The Colorado River District — also known as the Colorado River Water Conservation District — sent a letter to Scott J. Cameron, Acting Commissioner of the U.S. Bureau of Reclamation (BOR), on February 27, stating the District’s position on BOR’s Draft Environmental Impact Statement (DEIS) regarding post-2026 operational guidelines and strategies for Lake Powell and Lake Mead.
These two large reservoirs collect water from the Colorado River and its tributaries — including the San Juan River — and release the water to downstream users, generating hydroelectricity in the process. The upstream sources for these two reservoirs are in Colorado, Wyoming, New Mexico and Utah. The downstream users are California, Arizona and Nevada.
The letter to Acting Commissioner Cameron can be downloaded here.
On March 2, the Colorado River District posted a press release about their response to the DEIS, as follows:
Last week, the Colorado River District submitted comments and specific recommendations to the Bureau of Reclamation on the recently released Post-2026 Operational Guidelines and Strategies for Lake Powell and Lake Mead Draft Environmental Impact Statement (DEIS). In its comments, the River District calls for future operational decisions that reflect hydrologic realities, address Lower Basin overuse, and move the Colorado River System beyond constant crisis management.
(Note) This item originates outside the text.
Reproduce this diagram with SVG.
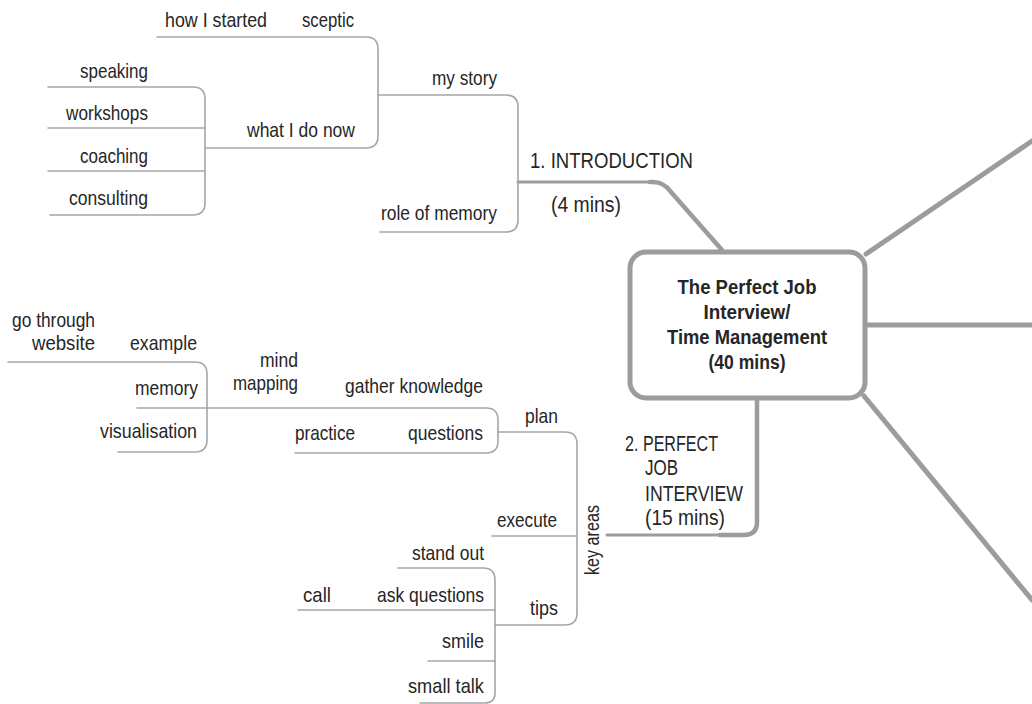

“A core part of our mission is safeguarding, for all Coloradans, the waters of the Colorado River to which our state is entitled under the various laws, agreements and compacts that govern the river,” said Raquel Flinker, Director of Interstate and Regional Water Resources at the Colorado River District. “Our water users have adapted to the reality of variable hydrology. We are living with a river that has 20% less water and this trend is expected to continue. It is past time that our neighbors in the Lower Basin learn how to live within the means provided by the river.”
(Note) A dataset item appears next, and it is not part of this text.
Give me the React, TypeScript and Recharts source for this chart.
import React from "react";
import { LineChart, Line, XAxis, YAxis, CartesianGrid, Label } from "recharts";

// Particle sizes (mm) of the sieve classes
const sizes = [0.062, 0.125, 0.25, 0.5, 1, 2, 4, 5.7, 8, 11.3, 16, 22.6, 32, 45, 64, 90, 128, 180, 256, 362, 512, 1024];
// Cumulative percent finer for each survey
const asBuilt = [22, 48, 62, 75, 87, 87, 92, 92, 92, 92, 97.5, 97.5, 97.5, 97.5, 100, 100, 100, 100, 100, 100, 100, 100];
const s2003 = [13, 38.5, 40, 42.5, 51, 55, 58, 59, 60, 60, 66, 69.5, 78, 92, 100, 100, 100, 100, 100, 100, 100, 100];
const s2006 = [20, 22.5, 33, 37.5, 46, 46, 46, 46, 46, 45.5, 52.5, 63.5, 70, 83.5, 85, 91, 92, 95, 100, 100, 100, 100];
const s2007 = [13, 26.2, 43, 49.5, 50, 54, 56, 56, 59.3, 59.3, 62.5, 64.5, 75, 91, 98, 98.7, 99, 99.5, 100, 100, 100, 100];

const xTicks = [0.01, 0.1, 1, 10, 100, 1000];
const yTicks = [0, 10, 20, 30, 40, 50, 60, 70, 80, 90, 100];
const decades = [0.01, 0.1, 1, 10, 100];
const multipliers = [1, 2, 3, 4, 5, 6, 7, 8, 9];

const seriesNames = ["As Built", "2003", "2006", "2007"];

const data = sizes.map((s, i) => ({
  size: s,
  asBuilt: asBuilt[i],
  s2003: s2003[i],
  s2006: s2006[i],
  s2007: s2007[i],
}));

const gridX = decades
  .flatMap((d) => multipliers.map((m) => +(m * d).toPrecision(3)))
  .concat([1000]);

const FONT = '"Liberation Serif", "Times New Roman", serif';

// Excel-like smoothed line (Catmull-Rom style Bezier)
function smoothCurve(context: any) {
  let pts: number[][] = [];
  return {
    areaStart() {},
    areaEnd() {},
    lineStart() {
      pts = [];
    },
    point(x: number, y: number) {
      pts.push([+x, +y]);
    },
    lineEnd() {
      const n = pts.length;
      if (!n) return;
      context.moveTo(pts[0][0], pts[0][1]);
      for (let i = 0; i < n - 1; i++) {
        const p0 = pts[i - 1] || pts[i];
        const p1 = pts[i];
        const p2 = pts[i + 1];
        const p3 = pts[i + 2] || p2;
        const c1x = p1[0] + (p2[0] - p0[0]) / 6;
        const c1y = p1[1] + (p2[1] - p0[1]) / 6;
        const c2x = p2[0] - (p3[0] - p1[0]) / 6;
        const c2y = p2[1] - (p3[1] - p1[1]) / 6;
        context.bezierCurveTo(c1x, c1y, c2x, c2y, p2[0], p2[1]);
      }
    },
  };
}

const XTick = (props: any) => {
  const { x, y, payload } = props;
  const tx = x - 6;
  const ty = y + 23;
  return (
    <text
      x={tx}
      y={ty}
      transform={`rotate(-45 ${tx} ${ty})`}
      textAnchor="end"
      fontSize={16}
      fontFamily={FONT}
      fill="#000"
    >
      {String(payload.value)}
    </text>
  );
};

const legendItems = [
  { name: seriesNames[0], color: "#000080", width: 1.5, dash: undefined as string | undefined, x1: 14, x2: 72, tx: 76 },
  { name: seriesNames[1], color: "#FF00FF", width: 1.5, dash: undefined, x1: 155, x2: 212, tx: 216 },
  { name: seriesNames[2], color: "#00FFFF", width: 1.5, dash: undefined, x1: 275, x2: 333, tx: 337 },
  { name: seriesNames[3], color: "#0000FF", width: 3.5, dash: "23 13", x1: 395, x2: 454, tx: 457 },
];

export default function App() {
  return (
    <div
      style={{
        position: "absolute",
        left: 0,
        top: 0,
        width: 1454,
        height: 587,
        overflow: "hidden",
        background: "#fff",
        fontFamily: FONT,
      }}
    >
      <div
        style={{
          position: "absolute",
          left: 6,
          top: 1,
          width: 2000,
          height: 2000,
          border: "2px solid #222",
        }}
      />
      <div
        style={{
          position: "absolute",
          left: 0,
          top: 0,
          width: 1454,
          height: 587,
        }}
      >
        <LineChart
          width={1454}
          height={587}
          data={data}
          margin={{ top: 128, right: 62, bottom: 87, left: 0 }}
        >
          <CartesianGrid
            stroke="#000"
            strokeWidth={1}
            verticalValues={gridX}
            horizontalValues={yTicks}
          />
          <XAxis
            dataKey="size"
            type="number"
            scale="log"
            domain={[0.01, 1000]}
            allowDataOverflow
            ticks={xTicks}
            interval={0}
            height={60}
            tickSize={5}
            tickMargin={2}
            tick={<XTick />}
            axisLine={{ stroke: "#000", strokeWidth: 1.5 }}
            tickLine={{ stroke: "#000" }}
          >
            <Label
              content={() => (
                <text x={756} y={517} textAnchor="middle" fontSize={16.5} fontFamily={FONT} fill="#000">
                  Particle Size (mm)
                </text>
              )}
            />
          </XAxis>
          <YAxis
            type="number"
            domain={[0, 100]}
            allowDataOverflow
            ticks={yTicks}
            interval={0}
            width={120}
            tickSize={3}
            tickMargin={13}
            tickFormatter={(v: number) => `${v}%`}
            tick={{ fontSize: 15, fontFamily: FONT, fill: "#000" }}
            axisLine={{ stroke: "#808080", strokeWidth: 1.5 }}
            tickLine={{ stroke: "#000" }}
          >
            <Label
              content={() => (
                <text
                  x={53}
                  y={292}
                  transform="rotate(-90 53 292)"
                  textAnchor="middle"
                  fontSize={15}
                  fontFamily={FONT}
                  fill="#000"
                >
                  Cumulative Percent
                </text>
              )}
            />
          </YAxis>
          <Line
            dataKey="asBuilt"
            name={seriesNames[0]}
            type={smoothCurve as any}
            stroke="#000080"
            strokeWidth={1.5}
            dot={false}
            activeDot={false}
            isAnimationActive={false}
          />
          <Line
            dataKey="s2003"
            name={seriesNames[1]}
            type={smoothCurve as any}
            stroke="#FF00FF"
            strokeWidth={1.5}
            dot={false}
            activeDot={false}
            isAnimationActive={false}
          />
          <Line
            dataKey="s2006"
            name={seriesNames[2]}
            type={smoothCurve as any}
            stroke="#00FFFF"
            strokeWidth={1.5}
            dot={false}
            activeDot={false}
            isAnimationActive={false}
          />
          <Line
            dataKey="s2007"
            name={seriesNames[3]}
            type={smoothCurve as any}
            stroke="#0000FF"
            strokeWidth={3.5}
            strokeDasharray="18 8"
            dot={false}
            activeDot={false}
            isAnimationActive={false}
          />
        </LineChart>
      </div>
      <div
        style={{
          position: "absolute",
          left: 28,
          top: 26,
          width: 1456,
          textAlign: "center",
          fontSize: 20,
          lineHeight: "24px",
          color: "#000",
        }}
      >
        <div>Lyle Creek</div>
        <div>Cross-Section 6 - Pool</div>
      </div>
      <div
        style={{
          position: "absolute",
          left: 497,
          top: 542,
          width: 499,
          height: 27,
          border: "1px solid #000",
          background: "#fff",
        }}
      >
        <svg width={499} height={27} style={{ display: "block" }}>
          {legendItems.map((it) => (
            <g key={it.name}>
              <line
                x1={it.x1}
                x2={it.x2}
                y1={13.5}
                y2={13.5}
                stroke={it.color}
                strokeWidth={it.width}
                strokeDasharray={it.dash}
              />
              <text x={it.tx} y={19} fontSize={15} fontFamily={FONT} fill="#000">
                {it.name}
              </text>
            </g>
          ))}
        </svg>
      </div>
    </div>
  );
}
“What is very clear in these proposals is that we still have a basic math problem,” said Colorado River District General Manager Andy Mueller. “Every year, around 1.5 million acre feet of Colorado River water disappears due to evaporation and transit loss in the Lower Basin, yet this amount is unaccounted for in the Bureau’s water deliveries. If we want to move out of crisis response mode, every proposal must begin by reducing consumptive use in the Lower Basin by this amount every single year before discussing shortages. If we had fixed the math to align with the laws of nature twenty-five years ago, we would have almost 30-million-acre feet of storage still available in the system today.”
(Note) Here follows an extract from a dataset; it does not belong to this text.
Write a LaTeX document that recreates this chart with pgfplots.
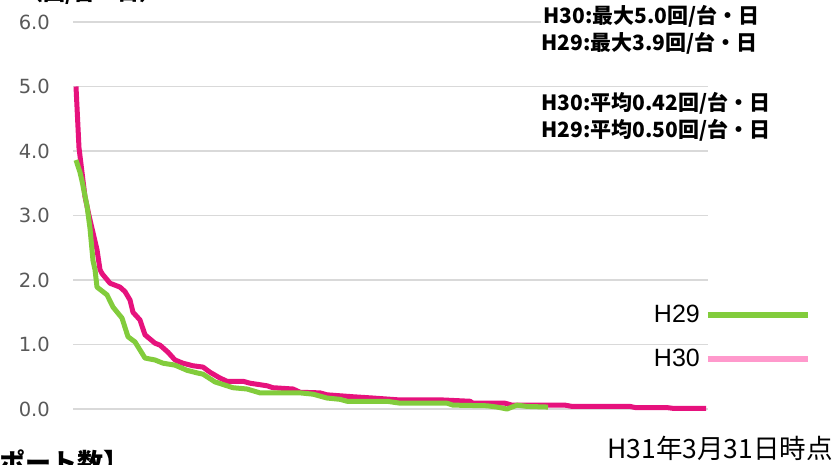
\documentclass[border=0pt]{standalone}
\usepackage{fontspec}
\usepackage{pgfplots}
\pgfplotsset{compat=1.18}
\setmainfont{DejaVu Sans}
\newfontfamily\jp{Noto Sans CJK JP}
\newfontfamily\arial{Liberation Sans}

\definecolor{h30}{HTML}{E6127D}
\definecolor{h29}{HTML}{82CC3C}
\definecolor{h30leg}{HTML}{FF99CC}
\definecolor{gridc}{HTML}{D9D9D9}
\definecolor{tickc}{HTML}{595959}

% usage per charger (times / unit / day), chargers sorted by rank
\pgfplotstableread{
x y
0 5.00
3 4.05
9 3.29
13 3.00
21 2.47
24 2.16
26 2.10
34 1.95
44 1.89
49 1.82
54 1.69
57 1.50
64 1.38
69 1.15
79 1.02
84 0.99
92 0.88
99 0.76
107 0.71
117 0.67
127 0.65
134 0.57
144 0.48
151 0.43
167 0.43
174 0.40
191 0.36
197 0.33
217 0.31
224 0.26
244 0.25
251 0.22
277 0.19
297 0.17
324 0.14
367 0.14
394 0.12
397 0.09
429 0.09
436 0.06
489 0.06
496 0.04
554 0.04
560 0.02
592 0.02
597 0.01
630 0.01
}\hthirty

\pgfplotstableread{
x y
0 3.86
4 3.67
6.5 3.50
11 3.15
14 2.80
17 2.30
19 2.16
21 1.89
31 1.77
37 1.58
46 1.41
52 1.12
59 1.04
69 0.79
79 0.76
87 0.71
99 0.68
111 0.60
121 0.56
127 0.54
139 0.42
151 0.36
157 0.33
171 0.31
184 0.25
224 0.25
237 0.23
251 0.17
264 0.15
271 0.12
311 0.12
324 0.09
371 0.09
377 0.06
411 0.05
421 0.03
431 0.00
441 0.06
451 0.04
472 0.03
}\htwentynine

\begin{document}
\begin{tikzpicture}
\path[use as bounding box] (-73bp,-56bp) rectangle (763bp,409bp);
\clip (-73bp,-56bp) rectangle (763bp,409bp);
\begin{axis}[
  at={(0bp,0bp)}, anchor=south west,
  scale only axis, width=635bp, height=387bp,
  xmin=-3, xmax=632, ymin=0, ymax=6,
  ytick={0,1,...,6}, xtick=\empty,
  axis line style={draw=none}, major tick length=0pt,
  ymajorgrids, grid style={line width=1.5bp, color=gridc},
  clip=false,
  yticklabel style={inner sep=0pt, anchor=east, xshift=-23bp,
    color=tickc, font=\fontsize{19.5bp}{22bp}\selectfont,
    /pgf/number format/.cd, fixed, fixed zerofill, precision=1, assume math mode=true},
  legend plot pos=right,
  legend cell align=right,
  legend image code/.code={\draw[#1] (0bp,0bp) -- (100bp,0bp);},
  legend style={draw=none, fill=none, inner sep=0pt,
    at={(738bp,106bp)}, anchor=north east,
    row sep=21bp, column sep=3bp,
    font=\arial\fontsize{25bp}{28bp}\selectfont},
]
\addlegendimage{h29, line width=6bp}
\addlegendimage{h30leg, line width=6bp}
\addplot[h30, line width=5bp, line join=round, forget plot] table {\hthirty};
\addplot[h29, line width=5bp, line join=round, forget plot] table {\htwentynine};
\legend{H29, H30}
\end{axis}

% annotations
\begin{scope}[every node/.style={inner sep=0pt, anchor=base west,
    font=\jp\bfseries\fontsize{21bp}{25bp}\selectfont}]
\node[fill=white, inner sep=2bp] at (468bp,385.7bp) {H30:最大5.0回/台・日};
\node at (468bp,358.3bp) {H29:最大3.9回/台・日};
\node at (468bp,298.3bp) {H30:平均0.42回/台・日};
\node at (468bp,271.3bp) {H29:平均0.50回/台・日};
\end{scope}

\node[inner sep=0pt, anchor=base west, font=\jp\bfseries\fontsize{22bp}{26bp}\selectfont]
  at (-52bp,408bp) {（回/台・日）};
\node[inner sep=0pt, anchor=base east, font=\jp\fontsize{26.5bp}{30bp}\selectfont]
  at (760bp,-49bp) {H31年3月31日時点};
\node[inner sep=0pt, anchor=base east, font=\jp\bfseries\fontsize{26bp}{30bp}\selectfont]
  at (57bp,-63bp) {【急速充電器のポート数】};
\end{tikzpicture}
\end{document}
The River District’s letter includes 13 specific recommendations organized around several key themes. First, it calls for post-2026 operations that align demand with available supply and put hydrologic reality, not predictability for the Lower Basin, at the center of decision-making. The River District urges Reclamation to evaluate alternatives that perform under critically dry hydrology, provide a fair, transparent analysis of actions and impacts, and clearly disclose Upper Basin shortage risks in the main body of the analysis.
The letter also stresses that Lower Basin use must be reduced by roughly 1.5 million acre-feet at all times, defined as system losses rather than “shortage,” and that Upper Basin conservation assumptions and scale must be re-evaluated. In addition, the River District calls for clear, durable guidelines and definitions, including fully defining and analyzing “gap water” and “additional Upper Basin actions,” and for CRSP initial unit water to remain in Lake Powell. Finally, it raises Law of the River concerns, including that inter-basin transactions must not be allowed.
The River District’s full comment letter is available here.
Reclamation formally published the DEIS on January 16, 2026, opening a 45-day public comment period. The Bureau of Reclamation must consider public feedback when developing a preferred alternative for management of the system, and the basin states will continue their negotiations alongside this process with the hope of reaching a seven-state consensus.
The current guidelines expire at the end of September 2026.